Early Lessons

We lived in a roach infested apartment on University Avenue, near what we called “The Projects” as if there were only on projects.  I was about ten years old.  Maybe younger.  And was home in the afternoon (probably playing at being sick) when the doorbell rings.  Mom goes to answer it. I follow her like duckling.  There is a man in a brown business suit standing in the doorway with a white book in his hand.

He’s going through some sort of spiel about how important knowledge is, and he’s offering it all in the glorious World Book Series.  There are 22 books that cover everything from ants to zebras.  He opens up the book he has, and somehow manages to worm his way into the kitchen and we’re all sitting at the kitchen table while he continues showing transparent plastic layers showing how the human body is put together.  And here’s the lesson part, the entire time, I’m begging my mom to get them.  Only some amount of money that meant nothing to me,and he’d go back out to his car and bring in the 21 other books plus a bonus book.

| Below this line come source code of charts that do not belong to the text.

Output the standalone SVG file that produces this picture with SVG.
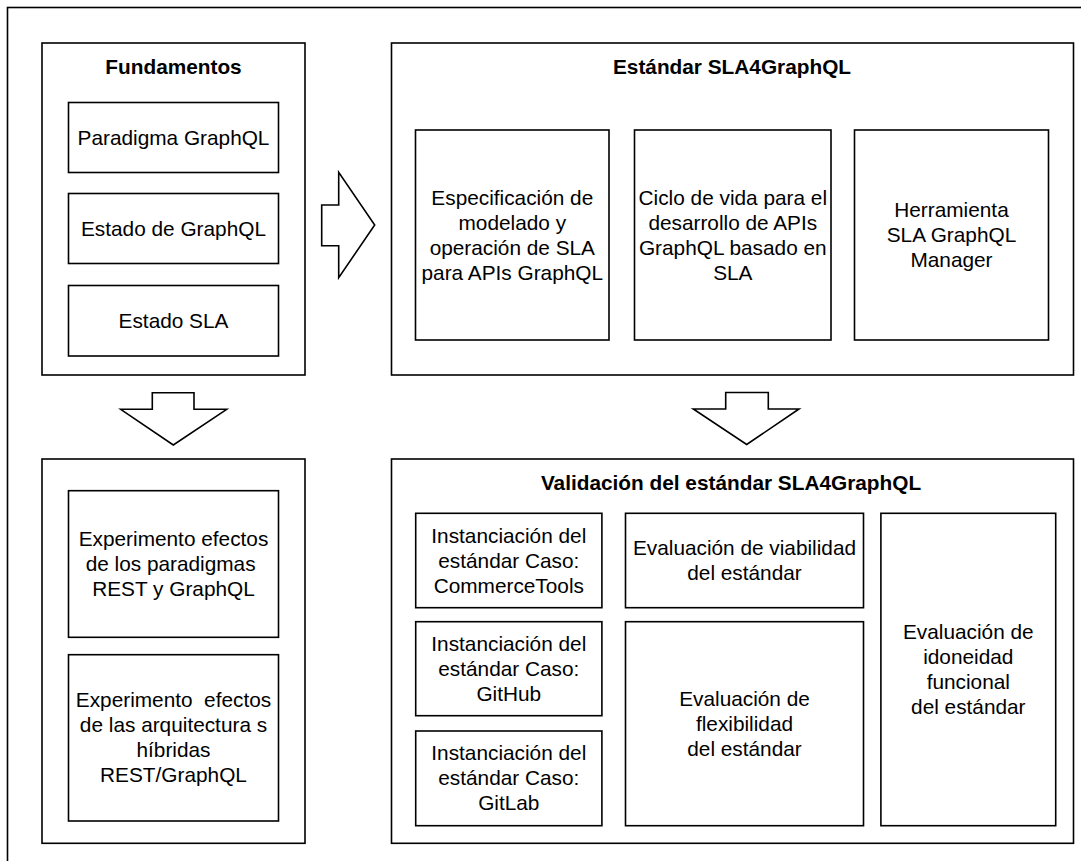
<svg xmlns="http://www.w3.org/2000/svg" width="1081" height="861" viewBox="0 0 1081 861">
  <style>
    .box { fill: #ffffff; stroke: #000000; stroke-width: 1.6; }
    .arrow { fill: #ffffff; stroke: #000000; stroke-width: 1.6; stroke-linejoin: miter; }
    .lbl { font-family: "Liberation Sans", Arial, Helvetica, sans-serif; font-size: 20.8px; fill: #000000; text-anchor: middle; }
    .ttl { font-family: "Liberation Sans", Arial, Helvetica, sans-serif; font-size: 20.8px; font-weight: bold; fill: #000000; text-anchor: middle; }
  </style>

  <rect x="0" y="0" width="1081" height="861" fill="#ffffff"/>

  <!-- outer frame (runs past the right and bottom edges) -->
  <rect id="frame" x="7.5" y="7.5" width="1200" height="1000" fill="none" stroke="#000000" stroke-width="1.6"/>

  <!-- Fundamentos -->
  <g id="fundamentos">
    <rect class="box" x="42" y="43" width="263" height="332"/>
    <text class="ttl" x="173.5" y="74">Fundamentos</text>
  </g>
  <g id="paradigma-graphql">
    <rect class="box" x="68.5" y="102.5" width="210" height="70"/>
    <text class="lbl" x="173.5" y="144.5">Paradigma GraphQL</text>
  </g>
  <g id="estado-graphql">
    <rect class="box" x="68.5" y="193.5" width="210" height="70"/>
    <text class="lbl" x="173.5" y="235.5">Estado de GraphQL</text>
  </g>
  <g id="estado-sla">
    <rect class="box" x="68.5" y="285.5" width="210" height="70.5"/>
    <text class="lbl" x="173.5" y="327.7">Estado SLA</text>
  </g>

  <!-- Estándar SLA4GraphQL -->
  <g id="estandar">
    <rect class="box" x="391.5" y="43" width="682" height="332"/>
    <text class="ttl" x="732" y="74">Estándar SLA4GraphQL</text>
  </g>
  <g id="especificacion">
    <rect class="box" x="415.5" y="130" width="193.5" height="210"/>
    <text class="lbl"><tspan x="512.3" y="204.5">Especificación de</tspan><tspan x="512.3" y="229.5">modelado y</tspan><tspan x="512.3" y="254.5">operación de SLA</tspan><tspan x="512.3" y="279.5">para APIs GraphQL</tspan></text>
  </g>
  <g id="ciclo-vida">
    <rect class="box" x="634.5" y="130" width="196.5" height="210"/>
    <text class="lbl"><tspan x="732.8" y="204.5">Ciclo de vida para el</tspan><tspan x="732.8" y="229.5">desarrollo de APIs</tspan><tspan x="732.8" y="254.5">GraphQL basado en</tspan><tspan x="732.8" y="279.5">SLA</tspan></text>
  </g>
  <g id="herramienta">
    <rect class="box" x="854.5" y="130" width="194" height="210"/>
    <text class="lbl"><tspan x="951.5" y="217">Herramienta</tspan><tspan x="951.5" y="242">SLA GraphQL</tspan><tspan x="951.5" y="267">Manager</tspan></text>
  </g>

  <!-- Experimentos -->
  <g id="experimentos">
    <rect class="box" x="42" y="459" width="263" height="384.3"/>
  </g>
  <g id="experimento-paradigmas">
    <rect class="box" x="68.5" y="490.7" width="210" height="146.6"/>
    <text class="lbl"><tspan x="173.5" y="546">Experimento efectos</tspan><tspan x="173.5" y="571">de los paradigmas&#160;</tspan><tspan x="173.5" y="596">REST y GraphQL</tspan></text>
  </g>
  <g id="experimento-hibridas">
    <rect class="box" x="68.5" y="654.7" width="210" height="166.3"/>
    <text class="lbl"><tspan x="173.5" y="707.3">Experimento&#160; efectos</tspan><tspan x="173.5" y="732.3">de las arquitectura s</tspan><tspan x="173.5" y="757.3">híbridas</tspan><tspan x="173.5" y="782.3">REST/GraphQL</tspan></text>
  </g>

  <!-- Validación del estándar -->
  <g id="validacion">
    <rect class="box" x="391.5" y="459" width="682" height="384.3"/>
    <text class="ttl" x="731" y="490">Validación del estándar SLA4GraphQL</text>
  </g>
  <g id="caso-commercetools">
    <rect class="box" x="415.7" y="513.3" width="186.2" height="94.4"/>
    <text class="lbl"><tspan x="508.8" y="542.5">Instanciación del</tspan><tspan x="508.8" y="567.5">estándar Caso:</tspan><tspan x="508.8" y="592.5">CommerceTools</tspan></text>
  </g>
  <g id="caso-github">
    <rect class="box" x="415.7" y="621.7" width="186.2" height="94"/>
    <text class="lbl"><tspan x="508.8" y="650.7">Instanciación del</tspan><tspan x="508.8" y="675.7">estándar Caso:</tspan><tspan x="508.8" y="700.7">GitHub</tspan></text>
  </g>
  <g id="caso-gitlab">
    <rect class="box" x="415.7" y="731" width="186.2" height="94.7"/>
    <text class="lbl"><tspan x="508.8" y="760.3">Instanciación del</tspan><tspan x="508.8" y="785.3">estándar Caso:</tspan><tspan x="508.8" y="810.3">GitLab</tspan></text>
  </g>
  <g id="viabilidad">
    <rect class="box" x="625.5" y="513.3" width="238" height="94.4"/>
    <text class="lbl"><tspan x="744.5" y="555">Evaluación de viabilidad</tspan><tspan x="744.5" y="580">del estándar</tspan></text>
  </g>
  <g id="flexibilidad">
    <rect class="box" x="625.5" y="621.7" width="238" height="204"/>
    <text class="lbl"><tspan x="744.5" y="705.7">Evaluación de</tspan><tspan x="744.5" y="730.7">flexibilidad</tspan><tspan x="744.5" y="755.7">del estándar</tspan></text>
  </g>
  <g id="idoneidad">
    <rect class="box" x="880.9" y="513.3" width="174.8" height="312.4"/>
    <text class="lbl"><tspan x="968.3" y="639">Evaluación de</tspan><tspan x="968.3" y="664">idoneidad</tspan><tspan x="968.3" y="689">funcional</tspan><tspan x="968.3" y="714">del estándar</tspan></text>
  </g>

  <!-- block arrows between stages -->
  <g id="connectors">
    <polygon class="arrow" points="321.7,205 338.7,205 338.7,172.3 374.7,225 338.7,277.7 338.7,245.7 321.7,245.7"/>
    <polygon class="arrow" points="152.3,392.7 194,392.7 194,409.3 226.7,409.3 173.3,445 120.7,409.3 152.3,409.3"/>
    <polygon class="arrow" points="725.7,392.5 768.3,392.5 768.3,409 799,409 746.7,444.5 693.3,409 725.7,409"/>
  </g>
</svg>
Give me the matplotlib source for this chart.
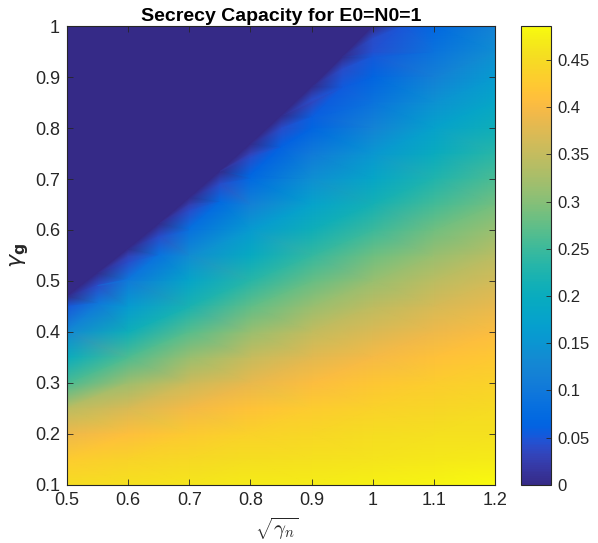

Please mom. To me it was like some God coming down promising answers to all the questions.  I had my mother flustered to the point where she took money from her pocketbook, signed something, and we watched as the suited guy went to get the rest of the books.

So we were duped. Conned. Sold a bill of goods. We walked over to the window that looked out on University Avenue and watched the man with the books get into a very nice sedan and drive away.  I almost imagined that he waved at as suckers as he left.

Mom knew she’d been taken the minute the guy left the house.  She actually went back to the front door but the guy was gone.

That was an early conman lesson.  It really is all about getting the mark’s confidence.